━━━ Material provided ━━━

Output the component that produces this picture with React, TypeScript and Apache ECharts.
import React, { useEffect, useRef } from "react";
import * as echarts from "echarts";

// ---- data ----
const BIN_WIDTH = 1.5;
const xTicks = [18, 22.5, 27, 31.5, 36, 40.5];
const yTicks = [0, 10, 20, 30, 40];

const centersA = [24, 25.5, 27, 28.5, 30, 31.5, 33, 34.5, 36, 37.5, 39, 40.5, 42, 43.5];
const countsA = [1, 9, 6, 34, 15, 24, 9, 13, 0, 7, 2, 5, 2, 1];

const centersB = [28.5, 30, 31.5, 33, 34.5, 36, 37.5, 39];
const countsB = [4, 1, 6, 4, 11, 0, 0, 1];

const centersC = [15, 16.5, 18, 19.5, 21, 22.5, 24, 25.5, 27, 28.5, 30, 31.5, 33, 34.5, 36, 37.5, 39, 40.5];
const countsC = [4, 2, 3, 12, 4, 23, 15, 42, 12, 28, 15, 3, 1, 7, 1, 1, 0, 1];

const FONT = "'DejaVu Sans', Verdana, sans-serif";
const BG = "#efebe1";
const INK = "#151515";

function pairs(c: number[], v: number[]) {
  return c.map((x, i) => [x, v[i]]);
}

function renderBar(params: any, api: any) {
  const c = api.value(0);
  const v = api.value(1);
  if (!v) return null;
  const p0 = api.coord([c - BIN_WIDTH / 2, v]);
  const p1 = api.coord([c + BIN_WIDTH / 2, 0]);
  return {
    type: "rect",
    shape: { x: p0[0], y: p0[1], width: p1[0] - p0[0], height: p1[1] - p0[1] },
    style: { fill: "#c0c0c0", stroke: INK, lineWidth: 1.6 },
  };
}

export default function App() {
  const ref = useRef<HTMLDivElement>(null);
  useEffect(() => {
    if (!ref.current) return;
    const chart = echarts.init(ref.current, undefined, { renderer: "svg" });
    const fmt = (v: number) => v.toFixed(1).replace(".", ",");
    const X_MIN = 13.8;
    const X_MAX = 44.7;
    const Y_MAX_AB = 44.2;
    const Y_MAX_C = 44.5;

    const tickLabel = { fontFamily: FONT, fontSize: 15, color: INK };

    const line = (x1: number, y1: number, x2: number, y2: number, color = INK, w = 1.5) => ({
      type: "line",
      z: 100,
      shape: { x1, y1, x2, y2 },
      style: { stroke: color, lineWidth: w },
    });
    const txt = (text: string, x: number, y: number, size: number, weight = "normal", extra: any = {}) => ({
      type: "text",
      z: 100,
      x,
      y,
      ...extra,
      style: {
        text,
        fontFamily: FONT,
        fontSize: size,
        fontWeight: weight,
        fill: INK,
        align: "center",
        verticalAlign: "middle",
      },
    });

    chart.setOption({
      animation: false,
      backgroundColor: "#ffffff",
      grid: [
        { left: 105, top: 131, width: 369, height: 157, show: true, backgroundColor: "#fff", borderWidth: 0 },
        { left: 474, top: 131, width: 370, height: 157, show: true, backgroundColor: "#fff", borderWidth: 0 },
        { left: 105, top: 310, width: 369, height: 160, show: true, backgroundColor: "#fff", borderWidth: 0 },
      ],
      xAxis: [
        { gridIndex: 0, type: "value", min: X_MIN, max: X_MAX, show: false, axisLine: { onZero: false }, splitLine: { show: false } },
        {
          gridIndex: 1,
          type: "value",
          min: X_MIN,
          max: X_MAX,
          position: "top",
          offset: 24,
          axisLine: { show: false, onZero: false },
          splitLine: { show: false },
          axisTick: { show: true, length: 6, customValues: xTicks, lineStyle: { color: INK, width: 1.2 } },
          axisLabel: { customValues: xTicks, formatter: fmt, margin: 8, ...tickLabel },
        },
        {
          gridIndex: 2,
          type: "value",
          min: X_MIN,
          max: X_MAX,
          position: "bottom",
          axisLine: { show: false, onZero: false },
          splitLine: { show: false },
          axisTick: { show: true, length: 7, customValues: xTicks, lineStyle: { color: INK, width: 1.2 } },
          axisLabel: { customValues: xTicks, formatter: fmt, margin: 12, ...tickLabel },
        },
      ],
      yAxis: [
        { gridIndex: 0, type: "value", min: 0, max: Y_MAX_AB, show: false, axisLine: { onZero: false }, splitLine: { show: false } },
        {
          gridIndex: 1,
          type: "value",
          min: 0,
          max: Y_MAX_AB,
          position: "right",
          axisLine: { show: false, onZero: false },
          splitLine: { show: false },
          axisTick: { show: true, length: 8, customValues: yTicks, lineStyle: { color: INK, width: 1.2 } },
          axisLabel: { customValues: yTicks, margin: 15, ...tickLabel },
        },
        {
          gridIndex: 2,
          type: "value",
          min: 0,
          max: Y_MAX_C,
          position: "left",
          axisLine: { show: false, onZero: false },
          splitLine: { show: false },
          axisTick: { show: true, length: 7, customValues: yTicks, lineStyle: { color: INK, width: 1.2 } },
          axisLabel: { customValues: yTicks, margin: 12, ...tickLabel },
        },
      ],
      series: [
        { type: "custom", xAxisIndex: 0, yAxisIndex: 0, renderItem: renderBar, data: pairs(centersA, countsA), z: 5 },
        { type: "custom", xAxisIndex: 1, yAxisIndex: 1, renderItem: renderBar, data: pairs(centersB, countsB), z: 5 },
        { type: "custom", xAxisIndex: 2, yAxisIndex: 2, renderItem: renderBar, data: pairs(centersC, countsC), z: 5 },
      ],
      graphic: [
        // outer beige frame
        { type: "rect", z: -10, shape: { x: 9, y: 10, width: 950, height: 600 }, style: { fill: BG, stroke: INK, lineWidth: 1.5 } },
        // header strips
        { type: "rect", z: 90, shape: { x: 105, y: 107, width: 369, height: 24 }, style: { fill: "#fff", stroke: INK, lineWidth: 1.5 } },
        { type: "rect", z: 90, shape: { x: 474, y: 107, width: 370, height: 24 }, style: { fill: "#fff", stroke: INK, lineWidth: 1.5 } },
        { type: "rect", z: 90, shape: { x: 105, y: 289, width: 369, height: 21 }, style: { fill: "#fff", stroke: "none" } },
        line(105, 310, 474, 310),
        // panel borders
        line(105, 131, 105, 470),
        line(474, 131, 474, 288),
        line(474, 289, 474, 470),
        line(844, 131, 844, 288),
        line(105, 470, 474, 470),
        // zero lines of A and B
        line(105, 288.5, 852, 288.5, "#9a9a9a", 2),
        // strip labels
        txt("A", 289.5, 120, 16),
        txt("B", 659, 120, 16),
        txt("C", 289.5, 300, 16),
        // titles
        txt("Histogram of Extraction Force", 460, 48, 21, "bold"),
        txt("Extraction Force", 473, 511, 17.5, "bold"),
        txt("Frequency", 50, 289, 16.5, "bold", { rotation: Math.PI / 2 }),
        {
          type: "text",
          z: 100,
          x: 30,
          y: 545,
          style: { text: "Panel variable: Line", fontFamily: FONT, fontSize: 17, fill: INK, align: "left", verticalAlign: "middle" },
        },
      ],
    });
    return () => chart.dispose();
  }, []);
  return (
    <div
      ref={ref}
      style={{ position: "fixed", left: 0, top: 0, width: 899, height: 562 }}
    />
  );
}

━━━

* Task objective *
Copy out the whole listing exactly as written.

* The reply *
Output the component that produces this picture with React, TypeScript and Apache ECharts.
import React, { useEffect, useRef } from "react";
import * as echarts from "echarts";

// ---- data ----
const BIN_WIDTH = 1.5;
const xTicks = [18, 22.5, 27, 31.5, 36, 40.5];
const yTicks = [0, 10, 20, 30, 40];

const centersA = [24, 25.5, 27, 28.5, 30, 31.5, 33, 34.5, 36, 37.5, 39, 40.5, 42, 43.5];
const countsA = [1, 9, 6, 34, 15, 24, 9, 13, 0, 7, 2, 5, 2, 1];

const centersB = [28.5, 30, 31.5, 33, 34.5, 36, 37.5, 39];
const countsB = [4, 1, 6, 4, 11, 0, 0, 1];

const centersC = [15, 16.5, 18, 19.5, 21, 22.5, 24, 25.5, 27, 28.5, 30, 31.5, 33, 34.5, 36, 37.5, 39, 40.5];
const countsC = [4, 2, 3, 12, 4, 23, 15, 42, 12, 28, 15, 3, 1, 7, 1, 1, 0, 1];

const FONT = "'DejaVu Sans', Verdana, sans-serif";
const BG = "#efebe1";
const INK = "#151515";

function pairs(c: number[], v: number[]) {
  return c.map((x, i) => [x, v[i]]);
}

function renderBar(params: any, api: any) {
  const c = api.value(0);
  const v = api.value(1);
  if (!v) return null;
  const p0 = api.coord([c - BIN_WIDTH / 2, v]);
  const p1 = api.coord([c + BIN_WIDTH / 2, 0]);
  return {
    type: "rect",
    shape: { x: p0[0], y: p0[1], width: p1[0] - p0[0], height: p1[1] - p0[1] },
    style: { fill: "#c0c0c0", stroke: INK, lineWidth: 1.6 },
  };
}

export default function App() {
  const ref = useRef<HTMLDivElement>(null);
  useEffect(() => {
    if (!ref.current) return;
    const chart = echarts.init(ref.current, undefined, { renderer: "svg" });
    const fmt = (v: number) => v.toFixed(1).replace(".", ",");
    const X_MIN = 13.8;
    const X_MAX = 44.7;
    const Y_MAX_AB = 44.2;
    const Y_MAX_C = 44.5;

    const tickLabel = { fontFamily: FONT, fontSize: 15, color: INK };

    const line = (x1: number, y1: number, x2: number, y2: number, color = INK, w = 1.5) => ({
      type: "line",
      z: 100,
      shape: { x1, y1, x2, y2 },
      style: { stroke: color, lineWidth: w },
    });
    const txt = (text: string, x: number, y: number, size: number, weight = "normal", extra: any = {}) => ({
      type: "text",
      z: 100,
      x,
      y,
      ...extra,
      style: {
        text,
        fontFamily: FONT,
        fontSize: size,
        fontWeight: weight,
        fill: INK,
        align: "center",
        verticalAlign: "middle",
      },
    });

    chart.setOption({
      animation: false,
      backgroundColor: "#ffffff",
      grid: [
        { left: 105, top: 131, width: 369, height: 157, show: true, backgroundColor: "#fff", borderWidth: 0 },
        { left: 474, top: 131, width: 370, height: 157, show: true, backgroundColor: "#fff", borderWidth: 0 },
        { left: 105, top: 310, width: 369, height: 160, show: true, backgroundColor: "#fff", borderWidth: 0 },
      ],
      xAxis: [
        { gridIndex: 0, type: "value", min: X_MIN, max: X_MAX, show: false, axisLine: { onZero: false }, splitLine: { show: false } },
        {
          gridIndex: 1,
          type: "value",
          min: X_MIN,
          max: X_MAX,
          position: "top",
          offset: 24,
          axisLine: { show: false, onZero: false },
          splitLine: { show: false },
          axisTick: { show: true, length: 6, customValues: xTicks, lineStyle: { color: INK, width: 1.2 } },
          axisLabel: { customValues: xTicks, formatter: fmt, margin: 8, ...tickLabel },
        },
        {
          gridIndex: 2,
          type: "value",
          min: X_MIN,
          max: X_MAX,
          position: "bottom",
          axisLine: { show: false, onZero: false },
          splitLine: { show: false },
          axisTick: { show: true, length: 7, customValues: xTicks, lineStyle: { color: INK, width: 1.2 } },
          axisLabel: { customValues: xTicks, formatter: fmt, margin: 12, ...tickLabel },
        },
      ],
      yAxis: [
        { gridIndex: 0, type: "value", min: 0, max: Y_MAX_AB, show: false, axisLine: { onZero: false }, splitLine: { show: false } },
        {
          gridIndex: 1,
          type: "value",
          min: 0,
          max: Y_MAX_AB,
          position: "right",
          axisLine: { show: false, onZero: false },
          splitLine: { show: false },
          axisTick: { show: true, length: 8, customValues: yTicks, lineStyle: { color: INK, width: 1.2 } },
          axisLabel: { customValues: yTicks, margin: 15, ...tickLabel },
        },
        {
          gridIndex: 2,
          type: "value",
          min: 0,
          max: Y_MAX_C,
          position: "left",
          axisLine: { show: false, onZero: false },
          splitLine: { show: false },
          axisTick: { show: true, length: 7, customValues: yTicks, lineStyle: { color: INK, width: 1.2 } },
          axisLabel: { customValues: yTicks, margin: 12, ...tickLabel },
        },
      ],
      series: [
        { type: "custom", xAxisIndex: 0, yAxisIndex: 0, renderItem: renderBar, data: pairs(centersA, countsA), z: 5 },
        { type: "custom", xAxisIndex: 1, yAxisIndex: 1, renderItem: renderBar, data: pairs(centersB, countsB), z: 5 },
        { type: "custom", xAxisIndex: 2, yAxisIndex: 2, renderItem: renderBar, data: pairs(centersC, countsC), z: 5 },
      ],
      graphic: [
        // outer beige frame
        { type: "rect", z: -10, shape: { x: 9, y: 10, width: 950, height: 600 }, style: { fill: BG, stroke: INK, lineWidth: 1.5 } },
        // header strips
        { type: "rect", z: 90, shape: { x: 105, y: 107, width: 369, height: 24 }, style: { fill: "#fff", stroke: INK, lineWidth: 1.5 } },
        { type: "rect", z: 90, shape: { x: 474, y: 107, width: 370, height: 24 }, style: { fill: "#fff", stroke: INK, lineWidth: 1.5 } },
        { type: "rect", z: 90, shape: { x: 105, y: 289, width: 369, height: 21 }, style: { fill: "#fff", stroke: "none" } },
        line(105, 310, 474, 310),
        // panel borders
        line(105, 131, 105, 470),
        line(474, 131, 474, 288),
        line(474, 289, 474, 470),
        line(844, 131, 844, 288),
        line(105, 470, 474, 470),
        // zero lines of A and B
        line(105, 288.5, 852, 288.5, "#9a9a9a", 2),
        // strip labels
        txt("A", 289.5, 120, 16),
        txt("B", 659, 120, 16),
        txt("C", 289.5, 300, 16),
        // titles
        txt("Histogram of Extraction Force", 460, 48, 21, "bold"),
        txt("Extraction Force", 473, 511, 17.5, "bold"),
        txt("Frequency", 50, 289, 16.5, "bold", { rotation: Math.PI / 2 }),
        {
          type: "text",
          z: 100,
          x: 30,
          y: 545,
          style: { text: "Panel variable: Line", fontFamily: FONT, fontSize: 17, fill: INK, align: "left", verticalAlign: "middle" },
        },
      ],
    });
    return () => chart.dispose();
  }, []);
  return (
    <div
      ref={ref}
      style={{ position: "fixed", left: 0, top: 0, width: 899, height: 562 }}
    />
  );
}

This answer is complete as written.